■ **SHORT EXERCISE**
Read the records below. Copy each line where the string "this" occurs.

Source code of charts:
++++++++++
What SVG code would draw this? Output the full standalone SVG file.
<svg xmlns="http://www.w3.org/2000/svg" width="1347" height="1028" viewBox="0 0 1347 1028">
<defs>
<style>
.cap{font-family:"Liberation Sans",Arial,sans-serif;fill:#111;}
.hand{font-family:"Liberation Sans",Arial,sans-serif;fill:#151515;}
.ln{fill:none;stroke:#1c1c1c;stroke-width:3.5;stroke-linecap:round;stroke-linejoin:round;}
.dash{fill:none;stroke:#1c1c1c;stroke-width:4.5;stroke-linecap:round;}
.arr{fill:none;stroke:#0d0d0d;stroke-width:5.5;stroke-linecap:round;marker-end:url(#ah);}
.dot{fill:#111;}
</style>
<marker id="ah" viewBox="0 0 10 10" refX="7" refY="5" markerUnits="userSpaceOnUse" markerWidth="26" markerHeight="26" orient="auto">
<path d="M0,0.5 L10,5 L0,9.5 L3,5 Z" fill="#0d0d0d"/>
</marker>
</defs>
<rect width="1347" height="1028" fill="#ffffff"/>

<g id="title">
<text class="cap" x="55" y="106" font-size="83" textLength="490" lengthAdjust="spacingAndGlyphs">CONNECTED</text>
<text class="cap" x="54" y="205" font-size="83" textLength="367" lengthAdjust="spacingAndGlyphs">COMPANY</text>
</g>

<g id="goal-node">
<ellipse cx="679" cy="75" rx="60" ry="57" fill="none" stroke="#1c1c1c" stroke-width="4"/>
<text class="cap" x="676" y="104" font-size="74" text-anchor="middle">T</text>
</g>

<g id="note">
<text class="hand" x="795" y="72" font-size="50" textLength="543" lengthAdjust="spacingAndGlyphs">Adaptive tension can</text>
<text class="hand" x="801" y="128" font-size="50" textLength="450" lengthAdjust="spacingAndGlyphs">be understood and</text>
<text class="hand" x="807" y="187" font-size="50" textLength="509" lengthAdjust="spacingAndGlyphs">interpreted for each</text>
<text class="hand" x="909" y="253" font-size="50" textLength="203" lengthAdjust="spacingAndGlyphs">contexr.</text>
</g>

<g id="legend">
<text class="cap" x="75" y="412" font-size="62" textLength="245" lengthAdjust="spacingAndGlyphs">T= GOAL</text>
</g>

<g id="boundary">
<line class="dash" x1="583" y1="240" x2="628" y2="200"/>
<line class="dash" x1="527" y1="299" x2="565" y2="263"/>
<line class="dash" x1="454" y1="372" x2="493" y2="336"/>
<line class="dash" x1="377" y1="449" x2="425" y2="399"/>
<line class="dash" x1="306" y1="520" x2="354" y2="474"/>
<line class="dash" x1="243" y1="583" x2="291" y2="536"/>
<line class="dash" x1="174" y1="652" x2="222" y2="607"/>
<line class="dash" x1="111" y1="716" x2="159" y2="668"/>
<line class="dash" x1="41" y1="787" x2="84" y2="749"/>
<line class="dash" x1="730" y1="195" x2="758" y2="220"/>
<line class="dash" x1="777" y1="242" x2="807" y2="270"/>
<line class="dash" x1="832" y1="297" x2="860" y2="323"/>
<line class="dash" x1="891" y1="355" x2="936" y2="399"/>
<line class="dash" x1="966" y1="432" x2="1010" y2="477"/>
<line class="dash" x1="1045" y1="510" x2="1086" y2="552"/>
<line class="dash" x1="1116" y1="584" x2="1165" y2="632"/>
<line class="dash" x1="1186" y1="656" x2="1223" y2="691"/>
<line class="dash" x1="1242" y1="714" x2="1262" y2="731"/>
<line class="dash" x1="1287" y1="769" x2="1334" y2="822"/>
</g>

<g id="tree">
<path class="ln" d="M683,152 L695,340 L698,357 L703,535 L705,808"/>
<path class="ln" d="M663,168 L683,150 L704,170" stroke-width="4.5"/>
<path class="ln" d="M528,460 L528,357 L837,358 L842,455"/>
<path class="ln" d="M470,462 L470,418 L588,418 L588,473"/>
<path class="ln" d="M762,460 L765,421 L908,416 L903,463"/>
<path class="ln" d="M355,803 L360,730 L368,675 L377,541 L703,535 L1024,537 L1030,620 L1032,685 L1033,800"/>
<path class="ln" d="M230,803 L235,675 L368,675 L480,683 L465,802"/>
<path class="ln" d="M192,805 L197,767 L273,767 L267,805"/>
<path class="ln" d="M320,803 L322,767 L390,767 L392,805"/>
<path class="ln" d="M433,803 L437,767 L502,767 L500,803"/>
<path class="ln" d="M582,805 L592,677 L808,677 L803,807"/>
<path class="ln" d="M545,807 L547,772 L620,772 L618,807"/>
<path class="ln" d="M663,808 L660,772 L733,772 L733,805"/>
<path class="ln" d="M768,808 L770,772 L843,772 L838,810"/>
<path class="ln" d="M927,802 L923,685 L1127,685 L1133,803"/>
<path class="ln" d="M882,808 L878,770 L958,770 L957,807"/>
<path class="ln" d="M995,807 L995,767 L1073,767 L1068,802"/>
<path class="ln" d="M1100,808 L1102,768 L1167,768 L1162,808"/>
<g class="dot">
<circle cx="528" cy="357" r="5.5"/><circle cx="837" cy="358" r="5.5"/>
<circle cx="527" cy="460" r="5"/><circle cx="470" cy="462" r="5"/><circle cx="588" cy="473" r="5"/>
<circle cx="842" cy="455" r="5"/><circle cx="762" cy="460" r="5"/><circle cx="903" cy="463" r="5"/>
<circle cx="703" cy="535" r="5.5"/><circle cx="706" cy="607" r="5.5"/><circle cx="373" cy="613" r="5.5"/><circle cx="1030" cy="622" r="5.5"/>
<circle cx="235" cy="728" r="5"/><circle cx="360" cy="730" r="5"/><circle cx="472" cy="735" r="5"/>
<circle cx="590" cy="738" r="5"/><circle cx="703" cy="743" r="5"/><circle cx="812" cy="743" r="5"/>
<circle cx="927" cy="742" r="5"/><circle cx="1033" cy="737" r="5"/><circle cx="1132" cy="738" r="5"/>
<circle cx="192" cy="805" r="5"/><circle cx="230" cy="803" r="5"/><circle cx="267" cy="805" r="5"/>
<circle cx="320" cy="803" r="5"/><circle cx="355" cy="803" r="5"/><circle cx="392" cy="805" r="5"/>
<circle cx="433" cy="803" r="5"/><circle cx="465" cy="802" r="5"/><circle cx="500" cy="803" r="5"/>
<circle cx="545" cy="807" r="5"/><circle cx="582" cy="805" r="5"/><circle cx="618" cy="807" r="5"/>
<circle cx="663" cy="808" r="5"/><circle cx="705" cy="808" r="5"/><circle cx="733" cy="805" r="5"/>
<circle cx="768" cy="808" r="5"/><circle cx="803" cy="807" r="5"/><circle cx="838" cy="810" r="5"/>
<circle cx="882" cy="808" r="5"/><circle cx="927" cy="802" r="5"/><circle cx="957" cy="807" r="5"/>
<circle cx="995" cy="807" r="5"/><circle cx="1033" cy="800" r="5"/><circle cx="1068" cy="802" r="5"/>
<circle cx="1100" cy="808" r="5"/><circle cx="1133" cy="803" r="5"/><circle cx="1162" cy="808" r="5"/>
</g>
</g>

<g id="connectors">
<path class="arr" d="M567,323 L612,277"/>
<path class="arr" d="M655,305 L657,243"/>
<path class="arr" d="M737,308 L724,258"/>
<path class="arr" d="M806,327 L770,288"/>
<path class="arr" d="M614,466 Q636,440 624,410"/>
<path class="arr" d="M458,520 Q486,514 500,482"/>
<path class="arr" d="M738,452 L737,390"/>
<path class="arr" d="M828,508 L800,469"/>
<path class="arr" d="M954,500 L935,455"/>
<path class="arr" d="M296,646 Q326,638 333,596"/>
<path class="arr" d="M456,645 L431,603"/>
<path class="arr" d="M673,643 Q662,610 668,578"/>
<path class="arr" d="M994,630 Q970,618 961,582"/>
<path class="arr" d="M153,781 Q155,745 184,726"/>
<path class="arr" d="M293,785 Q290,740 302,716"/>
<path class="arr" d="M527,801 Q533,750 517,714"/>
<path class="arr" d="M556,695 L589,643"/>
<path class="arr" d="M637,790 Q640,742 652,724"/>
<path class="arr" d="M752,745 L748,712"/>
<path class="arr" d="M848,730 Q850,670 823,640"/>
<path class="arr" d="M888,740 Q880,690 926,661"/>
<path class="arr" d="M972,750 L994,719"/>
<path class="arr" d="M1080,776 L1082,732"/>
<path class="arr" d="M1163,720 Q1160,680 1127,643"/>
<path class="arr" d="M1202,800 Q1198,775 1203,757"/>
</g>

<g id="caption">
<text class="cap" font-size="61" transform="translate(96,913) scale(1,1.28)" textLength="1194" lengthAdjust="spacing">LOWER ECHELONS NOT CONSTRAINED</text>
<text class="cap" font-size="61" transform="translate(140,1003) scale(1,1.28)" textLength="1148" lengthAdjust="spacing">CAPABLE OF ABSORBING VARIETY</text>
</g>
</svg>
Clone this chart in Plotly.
++++++++++
■ **THE OUTPUT**
What SVG code would draw this? Output the full standalone SVG file.
Clone this chart in Plotly.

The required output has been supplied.